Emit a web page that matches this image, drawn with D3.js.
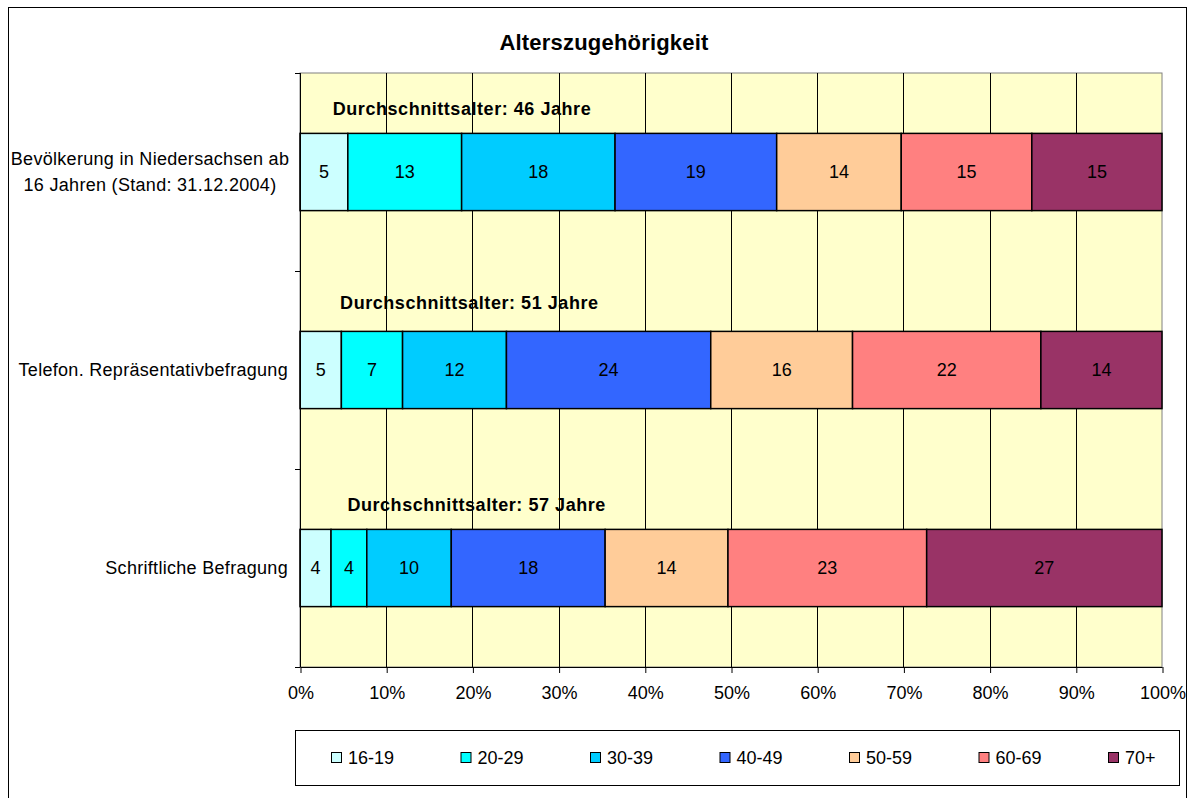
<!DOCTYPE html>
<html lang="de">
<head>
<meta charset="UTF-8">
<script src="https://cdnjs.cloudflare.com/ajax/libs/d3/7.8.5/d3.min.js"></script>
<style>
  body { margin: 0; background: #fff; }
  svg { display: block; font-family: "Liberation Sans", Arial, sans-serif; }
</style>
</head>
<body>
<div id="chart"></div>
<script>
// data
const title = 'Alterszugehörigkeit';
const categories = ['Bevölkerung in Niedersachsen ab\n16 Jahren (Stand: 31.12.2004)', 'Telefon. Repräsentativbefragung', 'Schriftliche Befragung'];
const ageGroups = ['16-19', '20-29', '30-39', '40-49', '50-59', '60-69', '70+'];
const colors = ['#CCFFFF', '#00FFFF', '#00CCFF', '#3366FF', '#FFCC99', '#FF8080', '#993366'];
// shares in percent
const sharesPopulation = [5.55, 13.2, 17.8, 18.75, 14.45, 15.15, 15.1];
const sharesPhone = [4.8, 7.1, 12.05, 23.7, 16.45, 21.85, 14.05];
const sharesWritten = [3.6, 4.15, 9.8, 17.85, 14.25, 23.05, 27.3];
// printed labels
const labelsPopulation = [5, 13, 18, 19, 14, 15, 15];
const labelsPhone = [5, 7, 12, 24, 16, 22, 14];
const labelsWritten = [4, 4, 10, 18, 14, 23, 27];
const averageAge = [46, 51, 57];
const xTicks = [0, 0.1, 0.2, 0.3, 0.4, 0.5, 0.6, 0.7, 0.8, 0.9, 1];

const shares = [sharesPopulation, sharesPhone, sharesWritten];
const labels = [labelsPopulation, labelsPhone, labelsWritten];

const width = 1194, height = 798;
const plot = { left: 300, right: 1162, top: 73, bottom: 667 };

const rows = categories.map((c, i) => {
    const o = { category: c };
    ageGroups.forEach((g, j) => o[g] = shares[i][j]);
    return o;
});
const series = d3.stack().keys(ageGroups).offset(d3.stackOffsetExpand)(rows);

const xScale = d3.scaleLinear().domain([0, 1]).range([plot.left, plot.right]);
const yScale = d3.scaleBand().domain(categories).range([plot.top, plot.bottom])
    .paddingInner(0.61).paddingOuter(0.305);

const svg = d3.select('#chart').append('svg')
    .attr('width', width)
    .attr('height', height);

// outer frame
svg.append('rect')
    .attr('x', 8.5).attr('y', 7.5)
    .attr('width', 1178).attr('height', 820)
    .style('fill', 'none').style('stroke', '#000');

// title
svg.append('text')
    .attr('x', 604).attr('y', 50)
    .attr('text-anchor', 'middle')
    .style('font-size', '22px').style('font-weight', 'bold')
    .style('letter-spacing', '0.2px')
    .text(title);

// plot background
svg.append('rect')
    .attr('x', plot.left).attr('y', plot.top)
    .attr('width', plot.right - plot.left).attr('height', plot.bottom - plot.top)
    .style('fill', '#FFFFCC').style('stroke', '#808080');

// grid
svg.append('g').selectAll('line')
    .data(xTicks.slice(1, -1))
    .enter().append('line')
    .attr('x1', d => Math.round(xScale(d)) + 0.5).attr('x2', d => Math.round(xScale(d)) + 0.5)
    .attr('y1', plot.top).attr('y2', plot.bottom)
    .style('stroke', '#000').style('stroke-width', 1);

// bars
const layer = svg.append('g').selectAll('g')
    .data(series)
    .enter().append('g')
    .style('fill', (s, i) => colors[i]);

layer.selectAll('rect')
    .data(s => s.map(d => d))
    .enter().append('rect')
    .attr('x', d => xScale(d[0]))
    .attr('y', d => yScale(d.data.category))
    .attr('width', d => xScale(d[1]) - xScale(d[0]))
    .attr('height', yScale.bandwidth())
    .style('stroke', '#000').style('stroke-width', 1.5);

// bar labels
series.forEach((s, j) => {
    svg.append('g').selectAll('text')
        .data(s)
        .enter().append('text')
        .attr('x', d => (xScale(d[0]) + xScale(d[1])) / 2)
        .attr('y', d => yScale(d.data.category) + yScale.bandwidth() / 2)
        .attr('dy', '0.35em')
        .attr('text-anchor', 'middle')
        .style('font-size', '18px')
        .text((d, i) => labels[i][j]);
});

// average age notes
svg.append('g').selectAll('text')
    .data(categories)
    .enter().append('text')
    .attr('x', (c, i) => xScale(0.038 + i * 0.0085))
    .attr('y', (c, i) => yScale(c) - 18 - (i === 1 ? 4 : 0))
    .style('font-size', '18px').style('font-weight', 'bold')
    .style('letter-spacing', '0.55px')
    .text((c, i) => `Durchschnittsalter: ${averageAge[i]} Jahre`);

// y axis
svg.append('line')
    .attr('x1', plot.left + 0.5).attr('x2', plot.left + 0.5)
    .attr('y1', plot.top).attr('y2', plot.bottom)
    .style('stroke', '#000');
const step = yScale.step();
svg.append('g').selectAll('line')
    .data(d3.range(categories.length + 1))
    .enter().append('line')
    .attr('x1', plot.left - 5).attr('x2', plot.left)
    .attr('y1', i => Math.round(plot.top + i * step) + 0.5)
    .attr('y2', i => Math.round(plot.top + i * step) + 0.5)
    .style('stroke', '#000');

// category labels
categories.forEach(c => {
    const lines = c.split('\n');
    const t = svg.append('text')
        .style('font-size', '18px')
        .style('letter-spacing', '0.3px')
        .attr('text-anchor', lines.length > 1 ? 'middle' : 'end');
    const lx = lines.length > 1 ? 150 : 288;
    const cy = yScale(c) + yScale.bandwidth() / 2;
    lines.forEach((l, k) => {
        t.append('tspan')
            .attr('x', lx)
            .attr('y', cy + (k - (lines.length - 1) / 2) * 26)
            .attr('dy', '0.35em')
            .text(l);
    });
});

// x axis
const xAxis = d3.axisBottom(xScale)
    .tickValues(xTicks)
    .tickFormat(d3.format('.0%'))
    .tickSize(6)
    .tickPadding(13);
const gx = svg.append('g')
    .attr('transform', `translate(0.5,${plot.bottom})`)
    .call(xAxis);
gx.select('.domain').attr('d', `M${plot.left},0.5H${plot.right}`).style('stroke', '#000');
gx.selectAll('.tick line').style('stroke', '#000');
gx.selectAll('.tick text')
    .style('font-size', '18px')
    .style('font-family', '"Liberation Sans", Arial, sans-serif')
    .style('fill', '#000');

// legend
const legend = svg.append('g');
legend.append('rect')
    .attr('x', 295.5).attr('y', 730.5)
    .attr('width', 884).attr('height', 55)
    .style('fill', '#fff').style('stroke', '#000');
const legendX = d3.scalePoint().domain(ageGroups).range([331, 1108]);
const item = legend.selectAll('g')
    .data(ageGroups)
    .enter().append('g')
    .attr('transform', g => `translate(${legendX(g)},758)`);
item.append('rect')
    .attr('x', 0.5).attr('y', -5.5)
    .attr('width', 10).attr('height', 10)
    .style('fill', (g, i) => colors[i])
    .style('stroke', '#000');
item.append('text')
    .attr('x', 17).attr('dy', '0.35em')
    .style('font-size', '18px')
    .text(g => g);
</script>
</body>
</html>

■ ■ ■ ■

▸ **TASK OBJECTIVE**
Repeat the data in full and exactly. Omit pictures.

▸ **WRITTEN SOLUTION**
Emit a web page that matches this image, drawn with D3.js.
<!DOCTYPE html>
<html lang="de">
<head>
<meta charset="UTF-8">
<script src="https://cdnjs.cloudflare.com/ajax/libs/d3/7.8.5/d3.min.js"></script>
<style>
  body { margin: 0; background: #fff; }
  svg { display: block; font-family: "Liberation Sans", Arial, sans-serif; }
</style>
</head>
<body>
<div id="chart"></div>
<script>
// data
const title = 'Alterszugehörigkeit';
const categories = ['Bevölkerung in Niedersachsen ab\n16 Jahren (Stand: 31.12.2004)', 'Telefon. Repräsentativbefragung', 'Schriftliche Befragung'];
const ageGroups = ['16-19', '20-29', '30-39', '40-49', '50-59', '60-69', '70+'];
const colors = ['#CCFFFF', '#00FFFF', '#00CCFF', '#3366FF', '#FFCC99', '#FF8080', '#993366'];
// shares in percent
const sharesPopulation = [5.55, 13.2, 17.8, 18.75, 14.45, 15.15, 15.1];
const sharesPhone = [4.8, 7.1, 12.05, 23.7, 16.45, 21.85, 14.05];
const sharesWritten = [3.6, 4.15, 9.8, 17.85, 14.25, 23.05, 27.3];
// printed labels
const labelsPopulation = [5, 13, 18, 19, 14, 15, 15];
const labelsPhone = [5, 7, 12, 24, 16, 22, 14];
const labelsWritten = [4, 4, 10, 18, 14, 23, 27];
const averageAge = [46, 51, 57];
const xTicks = [0, 0.1, 0.2, 0.3, 0.4, 0.5, 0.6, 0.7, 0.8, 0.9, 1];

const shares = [sharesPopulation, sharesPhone, sharesWritten];
const labels = [labelsPopulation, labelsPhone, labelsWritten];

const width = 1194, height = 798;
const plot = { left: 300, right: 1162, top: 73, bottom: 667 };

const rows = categories.map((c, i) => {
    const o = { category: c };
    ageGroups.forEach((g, j) => o[g] = shares[i][j]);
    return o;
});
const series = d3.stack().keys(ageGroups).offset(d3.stackOffsetExpand)(rows);

const xScale = d3.scaleLinear().domain([0, 1]).range([plot.left, plot.right]);
const yScale = d3.scaleBand().domain(categories).range([plot.top, plot.bottom])
    .paddingInner(0.61).paddingOuter(0.305);

const svg = d3.select('#chart').append('svg')
    .attr('width', width)
    .attr('height', height);

// outer frame
svg.append('rect')
    .attr('x', 8.5).attr('y', 7.5)
    .attr('width', 1178).attr('height', 820)
    .style('fill', 'none').style('stroke', '#000');

// title
svg.append('text')
    .attr('x', 604).attr('y', 50)
    .attr('text-anchor', 'middle')
    .style('font-size', '22px').style('font-weight', 'bold')
    .style('letter-spacing', '0.2px')
    .text(title);

// plot background
svg.append('rect')
    .attr('x', plot.left).attr('y', plot.top)
    .attr('width', plot.right - plot.left).attr('height', plot.bottom - plot.top)
    .style('fill', '#FFFFCC').style('stroke', '#808080');

// grid
svg.append('g').selectAll('line')
    .data(xTicks.slice(1, -1))
    .enter().append('line')
    .attr('x1', d => Math.round(xScale(d)) + 0.5).attr('x2', d => Math.round(xScale(d)) + 0.5)
    .attr('y1', plot.top).attr('y2', plot.bottom)
    .style('stroke', '#000').style('stroke-width', 1);

// bars
const layer = svg.append('g').selectAll('g')
    .data(series)
    .enter().append('g')
    .style('fill', (s, i) => colors[i]);

layer.selectAll('rect')
    .data(s => s.map(d => d))
    .enter().append('rect')
    .attr('x', d => xScale(d[0]))
    .attr('y', d => yScale(d.data.category))
    .attr('width', d => xScale(d[1]) - xScale(d[0]))
    .attr('height', yScale.bandwidth())
    .style('stroke', '#000').style('stroke-width', 1.5);

// bar labels
series.forEach((s, j) => {
    svg.append('g').selectAll('text')
        .data(s)
        .enter().append('text')
        .attr('x', d => (xScale(d[0]) + xScale(d[1])) / 2)
        .attr('y', d => yScale(d.data.category) + yScale.bandwidth() / 2)
        .attr('dy', '0.35em')
        .attr('text-anchor', 'middle')
        .style('font-size', '18px')
        .text((d, i) => labels[i][j]);
});

// average age notes
svg.append('g').selectAll('text')
    .data(categories)
    .enter().append('text')
    .attr('x', (c, i) => xScale(0.038 + i * 0.0085))
    .attr('y', (c, i) => yScale(c) - 18 - (i === 1 ? 4 : 0))
    .style('font-size', '18px').style('font-weight', 'bold')
    .style('letter-spacing', '0.55px')
    .text((c, i) => `Durchschnittsalter: ${averageAge[i]} Jahre`);

// y axis
svg.append('line')
    .attr('x1', plot.left + 0.5).attr('x2', plot.left + 0.5)
    .attr('y1', plot.top).attr('y2', plot.bottom)
    .style('stroke', '#000');
const step = yScale.step();
svg.append('g').selectAll('line')
    .data(d3.range(categories.length + 1))
    .enter().append('line')
    .attr('x1', plot.left - 5).attr('x2', plot.left)
    .attr('y1', i => Math.round(plot.top + i * step) + 0.5)
    .attr('y2', i => Math.round(plot.top + i * step) + 0.5)
    .style('stroke', '#000');

// category labels
categories.forEach(c => {
    const lines = c.split('\n');
    const t = svg.append('text')
        .style('font-size', '18px')
        .style('letter-spacing', '0.3px')
        .attr('text-anchor', lines.length > 1 ? 'middle' : 'end');
    const lx = lines.length > 1 ? 150 : 288;
    const cy = yScale(c) + yScale.bandwidth() / 2;
    lines.forEach((l, k) => {
        t.append('tspan')
            .attr('x', lx)
            .attr('y', cy + (k - (lines.length - 1) / 2) * 26)
            .attr('dy', '0.35em')
            .text(l);
    });
});

// x axis
const xAxis = d3.axisBottom(xScale)
    .tickValues(xTicks)
    .tickFormat(d3.format('.0%'))
    .tickSize(6)
    .tickPadding(13);
const gx = svg.append('g')
    .attr('transform', `translate(0.5,${plot.bottom})`)
    .call(xAxis);
gx.select('.domain').attr('d', `M${plot.left},0.5H${plot.right}`).style('stroke', '#000');
gx.selectAll('.tick line').style('stroke', '#000');
gx.selectAll('.tick text')
    .style('font-size', '18px')
    .style('font-family', '"Liberation Sans", Arial, sans-serif')
    .style('fill', '#000');

// legend
const legend = svg.append('g');
legend.append('rect')
    .attr('x', 295.5).attr('y', 730.5)
    .attr('width', 884).attr('height', 55)
    .style('fill', '#fff').style('stroke', '#000');
const legendX = d3.scalePoint().domain(ageGroups).range([331, 1108]);
const item = legend.selectAll('g')
    .data(ageGroups)
    .enter().append('g')
    .attr('transform', g => `translate(${legendX(g)},758)`);
item.append('rect')
    .attr('x', 0.5).attr('y', -5.5)
    .attr('width', 10).attr('height', 10)
    .style('fill', (g, i) => colors[i])
    .style('stroke', '#000');
item.append('text')
    .attr('x', 17).attr('dy', '0.35em')
    .style('font-size', '18px')
    .text(g => g);
</script>
</body>
</html>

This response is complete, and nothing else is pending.